• Data extract

※ ※ ※

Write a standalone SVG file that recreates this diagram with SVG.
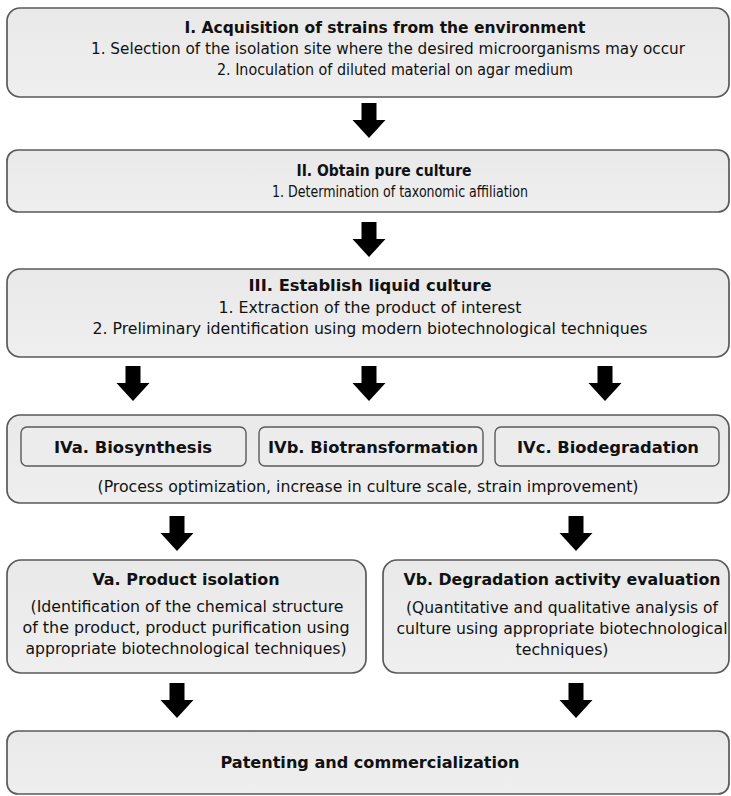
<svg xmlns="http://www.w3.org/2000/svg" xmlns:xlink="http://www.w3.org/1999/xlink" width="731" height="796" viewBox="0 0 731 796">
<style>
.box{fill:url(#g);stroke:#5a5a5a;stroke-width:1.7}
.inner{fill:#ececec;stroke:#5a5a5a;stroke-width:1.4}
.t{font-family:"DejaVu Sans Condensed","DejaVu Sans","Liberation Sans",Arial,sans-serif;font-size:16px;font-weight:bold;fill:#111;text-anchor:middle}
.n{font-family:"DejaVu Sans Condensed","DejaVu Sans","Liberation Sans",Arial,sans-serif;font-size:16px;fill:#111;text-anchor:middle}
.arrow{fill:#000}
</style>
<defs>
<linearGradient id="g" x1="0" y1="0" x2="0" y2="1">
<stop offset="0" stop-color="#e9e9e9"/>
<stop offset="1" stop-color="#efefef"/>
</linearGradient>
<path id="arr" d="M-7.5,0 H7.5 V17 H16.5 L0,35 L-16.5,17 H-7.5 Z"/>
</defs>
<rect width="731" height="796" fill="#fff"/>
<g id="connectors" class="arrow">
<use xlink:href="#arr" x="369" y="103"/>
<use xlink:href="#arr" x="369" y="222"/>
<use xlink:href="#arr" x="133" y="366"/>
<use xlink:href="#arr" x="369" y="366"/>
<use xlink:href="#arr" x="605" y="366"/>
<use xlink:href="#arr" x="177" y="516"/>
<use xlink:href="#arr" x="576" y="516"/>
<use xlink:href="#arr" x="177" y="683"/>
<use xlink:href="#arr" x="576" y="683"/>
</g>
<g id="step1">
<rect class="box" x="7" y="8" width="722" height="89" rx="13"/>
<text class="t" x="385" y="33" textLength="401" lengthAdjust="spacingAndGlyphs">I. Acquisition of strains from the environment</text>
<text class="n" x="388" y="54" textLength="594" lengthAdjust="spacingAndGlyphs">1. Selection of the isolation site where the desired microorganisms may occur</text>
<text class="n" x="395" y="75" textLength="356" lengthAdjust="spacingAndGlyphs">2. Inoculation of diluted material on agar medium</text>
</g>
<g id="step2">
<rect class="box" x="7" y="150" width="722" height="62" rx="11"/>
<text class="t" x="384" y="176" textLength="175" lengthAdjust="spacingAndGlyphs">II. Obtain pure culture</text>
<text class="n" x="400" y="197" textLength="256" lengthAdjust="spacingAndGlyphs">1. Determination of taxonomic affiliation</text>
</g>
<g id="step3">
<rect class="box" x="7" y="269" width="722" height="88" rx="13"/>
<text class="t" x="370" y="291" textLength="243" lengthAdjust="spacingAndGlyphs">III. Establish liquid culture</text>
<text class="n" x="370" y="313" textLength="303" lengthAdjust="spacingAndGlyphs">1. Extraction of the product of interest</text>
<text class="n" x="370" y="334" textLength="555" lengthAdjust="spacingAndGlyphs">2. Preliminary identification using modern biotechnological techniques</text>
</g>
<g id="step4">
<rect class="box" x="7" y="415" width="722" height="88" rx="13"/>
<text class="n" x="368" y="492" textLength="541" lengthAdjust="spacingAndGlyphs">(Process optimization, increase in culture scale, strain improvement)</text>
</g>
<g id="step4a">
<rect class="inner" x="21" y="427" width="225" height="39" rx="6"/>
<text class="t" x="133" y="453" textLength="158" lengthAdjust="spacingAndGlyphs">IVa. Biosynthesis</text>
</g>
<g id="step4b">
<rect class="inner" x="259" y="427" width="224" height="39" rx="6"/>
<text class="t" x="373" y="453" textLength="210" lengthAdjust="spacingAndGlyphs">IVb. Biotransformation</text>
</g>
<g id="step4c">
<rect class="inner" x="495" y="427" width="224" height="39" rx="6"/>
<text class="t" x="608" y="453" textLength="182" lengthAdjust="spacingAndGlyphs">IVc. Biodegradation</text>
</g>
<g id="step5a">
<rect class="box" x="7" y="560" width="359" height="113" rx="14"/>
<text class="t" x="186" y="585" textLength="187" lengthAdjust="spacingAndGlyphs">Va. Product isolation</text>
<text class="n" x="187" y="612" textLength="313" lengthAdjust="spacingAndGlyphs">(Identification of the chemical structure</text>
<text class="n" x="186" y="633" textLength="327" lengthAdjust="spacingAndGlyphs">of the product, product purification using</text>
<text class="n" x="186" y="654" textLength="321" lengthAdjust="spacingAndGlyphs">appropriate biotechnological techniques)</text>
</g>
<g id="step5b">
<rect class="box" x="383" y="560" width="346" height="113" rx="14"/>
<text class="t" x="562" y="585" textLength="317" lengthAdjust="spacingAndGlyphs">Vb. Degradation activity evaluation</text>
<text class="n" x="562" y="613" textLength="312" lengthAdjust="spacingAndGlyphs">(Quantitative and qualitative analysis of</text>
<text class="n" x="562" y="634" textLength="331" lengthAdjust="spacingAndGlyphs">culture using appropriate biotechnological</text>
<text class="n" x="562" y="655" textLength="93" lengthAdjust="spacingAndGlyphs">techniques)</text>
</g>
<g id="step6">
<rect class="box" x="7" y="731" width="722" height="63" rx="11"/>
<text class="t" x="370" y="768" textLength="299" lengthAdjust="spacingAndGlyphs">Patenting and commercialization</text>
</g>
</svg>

※ ※ ※

• Exercise requirements
Pictures excluded, quote all the data above exactly.

• The completed task
Write a standalone SVG file that recreates this diagram with SVG.
<svg xmlns="http://www.w3.org/2000/svg" xmlns:xlink="http://www.w3.org/1999/xlink" width="731" height="796" viewBox="0 0 731 796">
<style>
.box{fill:url(#g);stroke:#5a5a5a;stroke-width:1.7}
.inner{fill:#ececec;stroke:#5a5a5a;stroke-width:1.4}
.t{font-family:"DejaVu Sans Condensed","DejaVu Sans","Liberation Sans",Arial,sans-serif;font-size:16px;font-weight:bold;fill:#111;text-anchor:middle}
.n{font-family:"DejaVu Sans Condensed","DejaVu Sans","Liberation Sans",Arial,sans-serif;font-size:16px;fill:#111;text-anchor:middle}
.arrow{fill:#000}
</style>
<defs>
<linearGradient id="g" x1="0" y1="0" x2="0" y2="1">
<stop offset="0" stop-color="#e9e9e9"/>
<stop offset="1" stop-color="#efefef"/>
</linearGradient>
<path id="arr" d="M-7.5,0 H7.5 V17 H16.5 L0,35 L-16.5,17 H-7.5 Z"/>
</defs>
<rect width="731" height="796" fill="#fff"/>
<g id="connectors" class="arrow">
<use xlink:href="#arr" x="369" y="103"/>
<use xlink:href="#arr" x="369" y="222"/>
<use xlink:href="#arr" x="133" y="366"/>
<use xlink:href="#arr" x="369" y="366"/>
<use xlink:href="#arr" x="605" y="366"/>
<use xlink:href="#arr" x="177" y="516"/>
<use xlink:href="#arr" x="576" y="516"/>
<use xlink:href="#arr" x="177" y="683"/>
<use xlink:href="#arr" x="576" y="683"/>
</g>
<g id="step1">
<rect class="box" x="7" y="8" width="722" height="89" rx="13"/>
<text class="t" x="385" y="33" textLength="401" lengthAdjust="spacingAndGlyphs">I. Acquisition of strains from the environment</text>
<text class="n" x="388" y="54" textLength="594" lengthAdjust="spacingAndGlyphs">1. Selection of the isolation site where the desired microorganisms may occur</text>
<text class="n" x="395" y="75" textLength="356" lengthAdjust="spacingAndGlyphs">2. Inoculation of diluted material on agar medium</text>
</g>
<g id="step2">
<rect class="box" x="7" y="150" width="722" height="62" rx="11"/>
<text class="t" x="384" y="176" textLength="175" lengthAdjust="spacingAndGlyphs">II. Obtain pure culture</text>
<text class="n" x="400" y="197" textLength="256" lengthAdjust="spacingAndGlyphs">1. Determination of taxonomic affiliation</text>
</g>
<g id="step3">
<rect class="box" x="7" y="269" width="722" height="88" rx="13"/>
<text class="t" x="370" y="291" textLength="243" lengthAdjust="spacingAndGlyphs">III. Establish liquid culture</text>
<text class="n" x="370" y="313" textLength="303" lengthAdjust="spacingAndGlyphs">1. Extraction of the product of interest</text>
<text class="n" x="370" y="334" textLength="555" lengthAdjust="spacingAndGlyphs">2. Preliminary identification using modern biotechnological techniques</text>
</g>
<g id="step4">
<rect class="box" x="7" y="415" width="722" height="88" rx="13"/>
<text class="n" x="368" y="492" textLength="541" lengthAdjust="spacingAndGlyphs">(Process optimization, increase in culture scale, strain improvement)</text>
</g>
<g id="step4a">
<rect class="inner" x="21" y="427" width="225" height="39" rx="6"/>
<text class="t" x="133" y="453" textLength="158" lengthAdjust="spacingAndGlyphs">IVa. Biosynthesis</text>
</g>
<g id="step4b">
<rect class="inner" x="259" y="427" width="224" height="39" rx="6"/>
<text class="t" x="373" y="453" textLength="210" lengthAdjust="spacingAndGlyphs">IVb. Biotransformation</text>
</g>
<g id="step4c">
<rect class="inner" x="495" y="427" width="224" height="39" rx="6"/>
<text class="t" x="608" y="453" textLength="182" lengthAdjust="spacingAndGlyphs">IVc. Biodegradation</text>
</g>
<g id="step5a">
<rect class="box" x="7" y="560" width="359" height="113" rx="14"/>
<text class="t" x="186" y="585" textLength="187" lengthAdjust="spacingAndGlyphs">Va. Product isolation</text>
<text class="n" x="187" y="612" textLength="313" lengthAdjust="spacingAndGlyphs">(Identification of the chemical structure</text>
<text class="n" x="186" y="633" textLength="327" lengthAdjust="spacingAndGlyphs">of the product, product purification using</text>
<text class="n" x="186" y="654" textLength="321" lengthAdjust="spacingAndGlyphs">appropriate biotechnological techniques)</text>
</g>
<g id="step5b">
<rect class="box" x="383" y="560" width="346" height="113" rx="14"/>
<text class="t" x="562" y="585" textLength="317" lengthAdjust="spacingAndGlyphs">Vb. Degradation activity evaluation</text>
<text class="n" x="562" y="613" textLength="312" lengthAdjust="spacingAndGlyphs">(Quantitative and qualitative analysis of</text>
<text class="n" x="562" y="634" textLength="331" lengthAdjust="spacingAndGlyphs">culture using appropriate biotechnological</text>
<text class="n" x="562" y="655" textLength="93" lengthAdjust="spacingAndGlyphs">techniques)</text>
</g>
<g id="step6">
<rect class="box" x="7" y="731" width="722" height="63" rx="11"/>
<text class="t" x="370" y="768" textLength="299" lengthAdjust="spacingAndGlyphs">Patenting and commercialization</text>
</g>
</svg>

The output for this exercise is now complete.